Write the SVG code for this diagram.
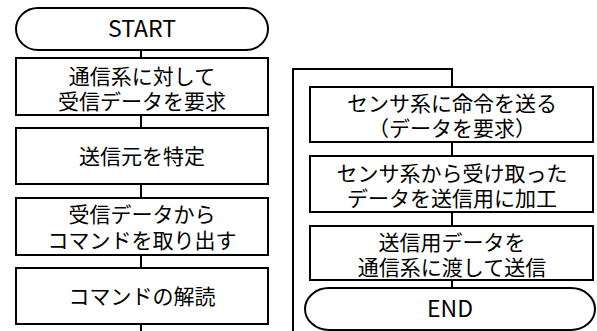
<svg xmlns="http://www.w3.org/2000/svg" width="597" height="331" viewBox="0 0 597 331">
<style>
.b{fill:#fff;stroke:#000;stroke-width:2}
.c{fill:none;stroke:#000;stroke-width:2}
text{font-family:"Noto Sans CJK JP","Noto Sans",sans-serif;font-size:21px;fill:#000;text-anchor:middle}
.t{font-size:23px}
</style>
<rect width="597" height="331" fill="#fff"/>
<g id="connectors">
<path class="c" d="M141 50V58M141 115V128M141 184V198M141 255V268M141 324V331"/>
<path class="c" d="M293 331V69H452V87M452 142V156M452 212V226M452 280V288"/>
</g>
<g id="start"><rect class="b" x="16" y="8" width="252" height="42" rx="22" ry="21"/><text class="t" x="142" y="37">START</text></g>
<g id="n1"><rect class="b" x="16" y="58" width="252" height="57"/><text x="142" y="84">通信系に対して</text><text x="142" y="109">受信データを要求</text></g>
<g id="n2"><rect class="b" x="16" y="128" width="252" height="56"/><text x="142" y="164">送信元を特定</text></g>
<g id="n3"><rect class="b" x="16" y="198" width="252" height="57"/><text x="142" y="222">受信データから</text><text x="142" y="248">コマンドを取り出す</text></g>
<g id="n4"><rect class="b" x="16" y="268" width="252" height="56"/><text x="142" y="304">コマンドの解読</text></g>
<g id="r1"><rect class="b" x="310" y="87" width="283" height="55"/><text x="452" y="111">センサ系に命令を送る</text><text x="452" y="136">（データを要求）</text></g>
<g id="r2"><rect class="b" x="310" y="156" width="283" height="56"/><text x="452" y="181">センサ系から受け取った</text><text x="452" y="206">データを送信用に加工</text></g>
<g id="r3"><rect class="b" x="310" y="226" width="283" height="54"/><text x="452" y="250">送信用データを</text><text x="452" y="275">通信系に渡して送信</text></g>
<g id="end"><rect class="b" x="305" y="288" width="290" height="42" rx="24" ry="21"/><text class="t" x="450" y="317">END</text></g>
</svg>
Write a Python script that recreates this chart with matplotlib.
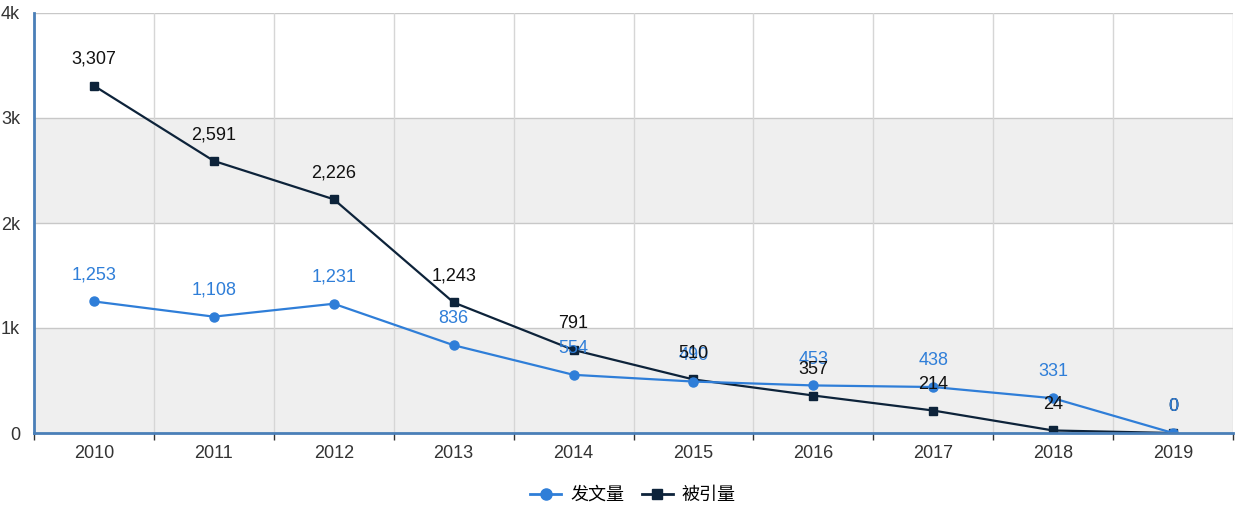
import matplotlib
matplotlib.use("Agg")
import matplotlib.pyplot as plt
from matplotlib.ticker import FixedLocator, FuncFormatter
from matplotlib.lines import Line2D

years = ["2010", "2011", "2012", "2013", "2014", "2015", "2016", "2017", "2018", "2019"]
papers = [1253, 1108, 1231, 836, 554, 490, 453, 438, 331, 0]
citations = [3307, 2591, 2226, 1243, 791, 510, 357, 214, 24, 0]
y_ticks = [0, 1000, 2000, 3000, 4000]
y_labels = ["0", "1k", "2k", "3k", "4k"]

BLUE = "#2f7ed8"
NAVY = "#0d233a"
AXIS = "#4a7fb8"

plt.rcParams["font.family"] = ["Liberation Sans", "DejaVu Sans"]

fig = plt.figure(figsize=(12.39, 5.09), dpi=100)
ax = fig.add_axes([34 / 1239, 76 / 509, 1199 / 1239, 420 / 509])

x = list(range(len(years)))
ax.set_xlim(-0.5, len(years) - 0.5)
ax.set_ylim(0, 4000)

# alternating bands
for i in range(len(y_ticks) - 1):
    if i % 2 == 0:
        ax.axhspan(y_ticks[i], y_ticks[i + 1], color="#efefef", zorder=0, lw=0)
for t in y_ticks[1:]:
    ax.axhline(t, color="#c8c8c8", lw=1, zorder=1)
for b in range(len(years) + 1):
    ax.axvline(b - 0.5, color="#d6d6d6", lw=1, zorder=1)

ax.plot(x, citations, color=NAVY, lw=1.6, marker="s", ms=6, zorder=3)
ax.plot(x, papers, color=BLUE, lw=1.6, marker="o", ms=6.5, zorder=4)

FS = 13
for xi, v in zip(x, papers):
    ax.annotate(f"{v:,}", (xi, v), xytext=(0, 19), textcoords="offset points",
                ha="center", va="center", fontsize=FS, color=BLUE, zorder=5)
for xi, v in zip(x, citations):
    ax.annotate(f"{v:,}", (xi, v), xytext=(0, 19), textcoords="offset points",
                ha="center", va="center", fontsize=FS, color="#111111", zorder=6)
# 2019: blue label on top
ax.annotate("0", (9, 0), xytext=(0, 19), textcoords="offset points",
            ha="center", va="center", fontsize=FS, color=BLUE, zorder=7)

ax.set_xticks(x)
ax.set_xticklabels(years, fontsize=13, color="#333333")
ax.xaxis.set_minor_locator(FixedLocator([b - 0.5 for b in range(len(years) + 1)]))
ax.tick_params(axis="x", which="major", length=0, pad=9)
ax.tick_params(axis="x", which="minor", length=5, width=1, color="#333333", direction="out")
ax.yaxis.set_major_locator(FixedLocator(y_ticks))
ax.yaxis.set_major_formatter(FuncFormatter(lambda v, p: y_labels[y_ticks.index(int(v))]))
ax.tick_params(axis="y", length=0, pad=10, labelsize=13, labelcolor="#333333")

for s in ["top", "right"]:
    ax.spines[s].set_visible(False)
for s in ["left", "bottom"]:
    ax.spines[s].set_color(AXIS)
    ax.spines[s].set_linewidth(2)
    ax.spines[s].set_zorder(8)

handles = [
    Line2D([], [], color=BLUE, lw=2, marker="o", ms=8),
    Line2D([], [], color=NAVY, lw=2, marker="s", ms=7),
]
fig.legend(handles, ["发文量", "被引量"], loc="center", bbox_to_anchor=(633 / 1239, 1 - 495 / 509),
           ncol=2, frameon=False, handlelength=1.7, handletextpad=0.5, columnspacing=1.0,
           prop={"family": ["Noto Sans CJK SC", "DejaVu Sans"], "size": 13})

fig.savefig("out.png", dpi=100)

■ **What is expected**: Return each full line of the entries that contains the word "Write".

■ **Answer in full**:
Write the SVG code for this diagram.
Write a Python script that recreates this chart with matplotlib.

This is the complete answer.